>> BEGIN
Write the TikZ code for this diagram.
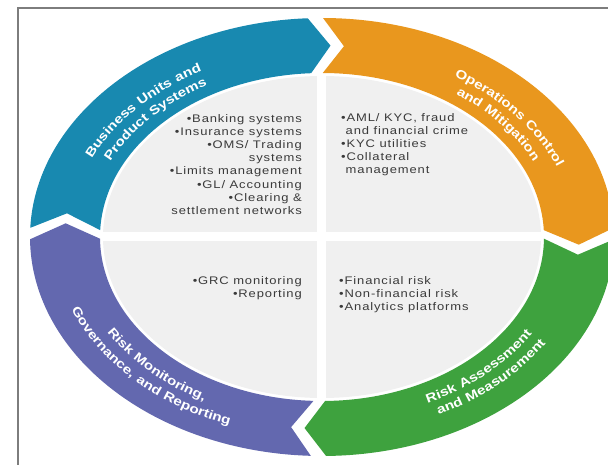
\documentclass[tikz,border=0pt]{standalone}
\usepackage{fontspec}
\setmainfont{Liberation Sans}
\newfontfamily\itemfont{Liberation Sans}[FakeStretch=1.18,LetterSpace=8]
\newfontfamily\ringfont{Liberation Sans}[FakeStretch=1.22,LetterSpace=6]
\usetikzlibrary{decorations.text}
\definecolor{ringblue}{RGB}{24,137,176}
\definecolor{ringorange}{RGB}{233,151,30}
\definecolor{ringgreen}{RGB}{62,162,62}
\definecolor{ringpurple}{RGB}{99,104,175}
\definecolor{innergray}{RGB}{240,240,240}
\definecolor{itemgray}{RGB}{58,58,58}
\definecolor{framegray}{RGB}{125,125,125}
% one coloured arrow piece of the ring: colour, tail angle, head angle
\newcommand{\ringseg}[3]{
    \fill[#1] (#2:292 and 219)
        arc[start angle=#2, end angle=#3, x radius=292, y radius=219]
        -- ({#3-4.7}:257 and 191.5) -- (#3:222 and 164)
        arc[start angle=#3, end angle=#2, x radius=222, y radius=164]
        -- ({#2-4.7}:257 and 191.5) -- cycle;
}
% one line of white text along the ring
\newcommand{\ringlabel}[5]{
    \path[ringtext={|\ringfont\bfseries\fontsize{12.5}{14}\selectfont|#1}]
        (#2:#4 and #5) arc[start angle=#2, end angle=#3, x radius=#4, y radius=#5];
}

\begin{document}
\begin{tikzpicture}[x=1pt,y=1pt,
    items/.style={font=\itemfont\fontsize{11}{13.2}\selectfont, text=itemgray, inner sep=0pt},
    ringtext/.style={decorate, decoration={text along path, text align=center, text color=white, text={#1}}}]
        \useasboundingbox (-322,-228) rectangle (286,237);
        \clip (-322,-228) rectangle (286,237);
        \draw[framegray, line width=2pt] (-303.5,-230) -- (-303.5,229) -- (290,229);
        % inside of the ring
        \fill[innergray] (0,0) ellipse[x radius=219, y radius=161];
        \draw[white, line width=9pt] (0,166) -- (0,-166);
        \draw[white, line width=9pt] (-224,0) -- (224,0);
        % ring
        \ringseg{ringblue}{177.6}{92.8}
        \ringseg{ringorange}{89.8}{2.4}
        \ringseg{ringgreen}{-0.6}{-89.2}
        \ringseg{ringpurple}{-92.2}{-179.4}
        \ringlabel{Business Units and}{191}{91}{252.8}{188.2}
        \ringlabel{Product Systems}{191}{91}{234.6}{173.9}
        \ringlabel{Operations Control}{86}{-14}{252.8}{188.2}
        \ringlabel{and Mitigation}{86}{-14}{234.6}{173.9}
        \ringlabel{Risk Assessment}{-94}{6}{247.2}{183.8}
        \ringlabel{and Measurement}{-94}{6}{265.4}{198.1}
        \ringlabel{Risk Monitoring,}{172}{272}{250}{186}
        \ringlabel{Governance, and Reporting}{172}{272}{268.5}{200.5}
        % quadrant texts
        \node[items, anchor=north east, align=right] (productitems) at (-20,123)
            {•Banking systems\\•Insurance systems\\•OMS/ Trading\\systems\\•Limits management\\•GL/ Accounting\\•Clearing \&\\settlement networks};
        \node[items, anchor=north west, align=left] (controlitems) at (19,124)
            {•AML/ KYC, fraud\\\hphantom{•}and financial crime\\•KYC utilities\\•Collateral\\\hphantom{•}management};
        \node[items, anchor=north east, align=right] (reportitems) at (-20,-39)
            {•GRC monitoring\\•Reporting};
        \node[items, anchor=north west, align=left] (riskitems) at (17,-39)
            {•Financial risk\\•Non-financial risk\\•Analytics platforms};
    \end{tikzpicture}
\end{document}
>> END
• _Your goal_
Print the full listing exactly, dropping the pictures.

• _Response to this exercise_
Write the TikZ code for this diagram.
\documentclass[tikz,border=0pt]{standalone}
\usepackage{fontspec}
\setmainfont{Liberation Sans}
\newfontfamily\itemfont{Liberation Sans}[FakeStretch=1.18,LetterSpace=8]
\newfontfamily\ringfont{Liberation Sans}[FakeStretch=1.22,LetterSpace=6]
\usetikzlibrary{decorations.text}
\definecolor{ringblue}{RGB}{24,137,176}
\definecolor{ringorange}{RGB}{233,151,30}
\definecolor{ringgreen}{RGB}{62,162,62}
\definecolor{ringpurple}{RGB}{99,104,175}
\definecolor{innergray}{RGB}{240,240,240}
\definecolor{itemgray}{RGB}{58,58,58}
\definecolor{framegray}{RGB}{125,125,125}
% one coloured arrow piece of the ring: colour, tail angle, head angle
\newcommand{\ringseg}[3]{
    \fill[#1] (#2:292 and 219)
        arc[start angle=#2, end angle=#3, x radius=292, y radius=219]
        -- ({#3-4.7}:257 and 191.5) -- (#3:222 and 164)
        arc[start angle=#3, end angle=#2, x radius=222, y radius=164]
        -- ({#2-4.7}:257 and 191.5) -- cycle;
}
% one line of white text along the ring
\newcommand{\ringlabel}[5]{
    \path[ringtext={|\ringfont\bfseries\fontsize{12.5}{14}\selectfont|#1}]
        (#2:#4 and #5) arc[start angle=#2, end angle=#3, x radius=#4, y radius=#5];
}

\begin{document}
\begin{tikzpicture}[x=1pt,y=1pt,
    items/.style={font=\itemfont\fontsize{11}{13.2}\selectfont, text=itemgray, inner sep=0pt},
    ringtext/.style={decorate, decoration={text along path, text align=center, text color=white, text={#1}}}]
        \useasboundingbox (-322,-228) rectangle (286,237);
        \clip (-322,-228) rectangle (286,237);
        \draw[framegray, line width=2pt] (-303.5,-230) -- (-303.5,229) -- (290,229);
        % inside of the ring
        \fill[innergray] (0,0) ellipse[x radius=219, y radius=161];
        \draw[white, line width=9pt] (0,166) -- (0,-166);
        \draw[white, line width=9pt] (-224,0) -- (224,0);
        % ring
        \ringseg{ringblue}{177.6}{92.8}
        \ringseg{ringorange}{89.8}{2.4}
        \ringseg{ringgreen}{-0.6}{-89.2}
        \ringseg{ringpurple}{-92.2}{-179.4}
        \ringlabel{Business Units and}{191}{91}{252.8}{188.2}
        \ringlabel{Product Systems}{191}{91}{234.6}{173.9}
        \ringlabel{Operations Control}{86}{-14}{252.8}{188.2}
        \ringlabel{and Mitigation}{86}{-14}{234.6}{173.9}
        \ringlabel{Risk Assessment}{-94}{6}{247.2}{183.8}
        \ringlabel{and Measurement}{-94}{6}{265.4}{198.1}
        \ringlabel{Risk Monitoring,}{172}{272}{250}{186}
        \ringlabel{Governance, and Reporting}{172}{272}{268.5}{200.5}
        % quadrant texts
        \node[items, anchor=north east, align=right] (productitems) at (-20,123)
            {•Banking systems\\•Insurance systems\\•OMS/ Trading\\systems\\•Limits management\\•GL/ Accounting\\•Clearing \&\\settlement networks};
        \node[items, anchor=north west, align=left] (controlitems) at (19,124)
            {•AML/ KYC, fraud\\\hphantom{•}and financial crime\\•KYC utilities\\•Collateral\\\hphantom{•}management};
        \node[items, anchor=north east, align=right] (reportitems) at (-20,-39)
            {•GRC monitoring\\•Reporting};
        \node[items, anchor=north west, align=left] (riskitems) at (17,-39)
            {•Financial risk\\•Non-financial risk\\•Analytics platforms};
    \end{tikzpicture}
\end{document}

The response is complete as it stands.